A Friday, Dec. 17 press conference with Oregon Gov. Kate Brown carried with it a sense of urgency, as public health experts described the imminent threat of another COVID-19 surge following the arrival of the Omicron variant in Oregon.
Brown was joined by public health experts Oregon Health Authority Director Patrick Allen, Oregon Health and Science University (OHSU) Chief Medical Officer Dr. Renee Edwards, State Epidemiologist Dr. Dean Sidelinger, and OHSU Lead Data Scientist Peter Graven in discussing the latest COVID-19 projections and next steps for the state.
“While we are all still learning about this new variant, it is clear from the experiences of the United Kingdom and other countries that we have only weeks to prepare before Omicron hits our communities and health care systems in full force,” Brown said.
The data of concern comes from a Dec. 17 forecast published by OHSU, which indicates immunity, whether natural or acquired through the vaccine, is less effective against Omicron than the Delta variant.
“Today’s forecast is a warning we can’t ignore,” Oregon Health Authority Director Patrick Allen said.
The Omicron variant was first detected in Africa in November, and has since traveled to various U.S. states. As of Monday, Dec. 13, three cases of Omicron were identified in Oregon. Omicron appears to have a higher rate of transmission coupled with a decreased hospitalization rate, studies show.
In addressing the media, the governor shared what she believes to be the next logical course of action.
"Today I am calling on one million Oregonians to step up and get their booster dose by the end of January,” she said. “Boosters are our best protection against Omicron. The state will be taking important steps to make sure our most vulnerable Oregonians have access to booster shots and to make sure we are ready to support our hospital systems for another surge.”
“If you aren’t yet vaccinated, now is the time,” she said. “This is a matter of life and death.”
Brown also emphasized the importance of Oregonians uniting to slow the spread of the virus.
“A big part of that plan will depend on each and every one of you,” she said.
The news appears to conflict with OHSU findings published a little over two weeks earlier, projecting that COVID-19 hospitalizations would fall below 200 around Feb. 1.
82% of Oregonians either have immunity to the COVID-19 virus, and 85% is the threshold where Delta is less likely to spread readily among the population, according to Graven.
At the Dec. 17 press conference, Graven had a different message to deliver.

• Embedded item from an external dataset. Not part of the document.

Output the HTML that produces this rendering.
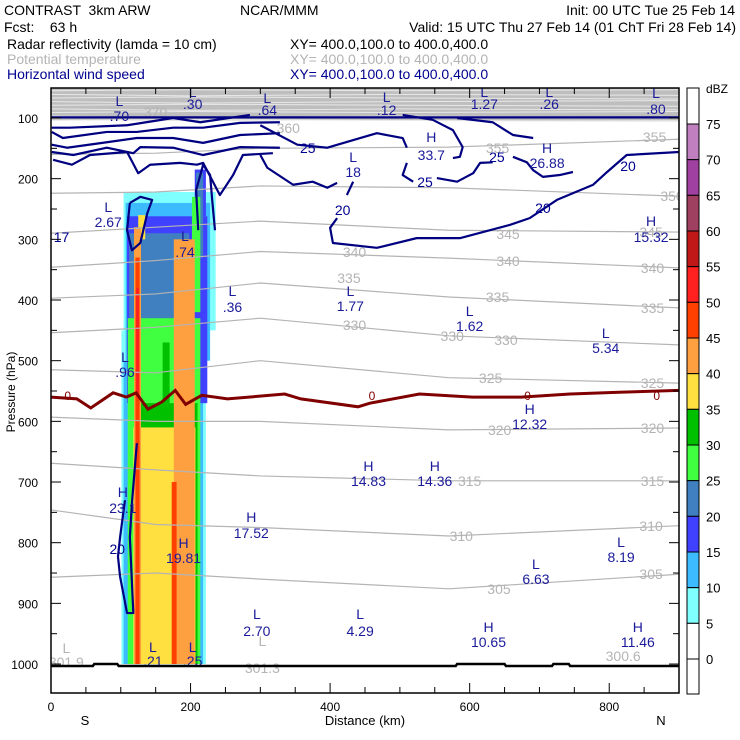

“I’d hoped to be able to share better news today, but today’s forecast is going to anticipate another surge of severe illness in Oregon,” Graven said. “While the severity is less, it is not low enough to prevent us from seeing hospitalizations.”
A reporter asked Brown about how we might deal with a variant with risks that surpass both Delta and Omicron.
“All options are on the table,” she said.
Brown concluded her speech with a key message for her constituents.
“If you take one thing away from this press conference, let it be this: Get your booster shot,” she said.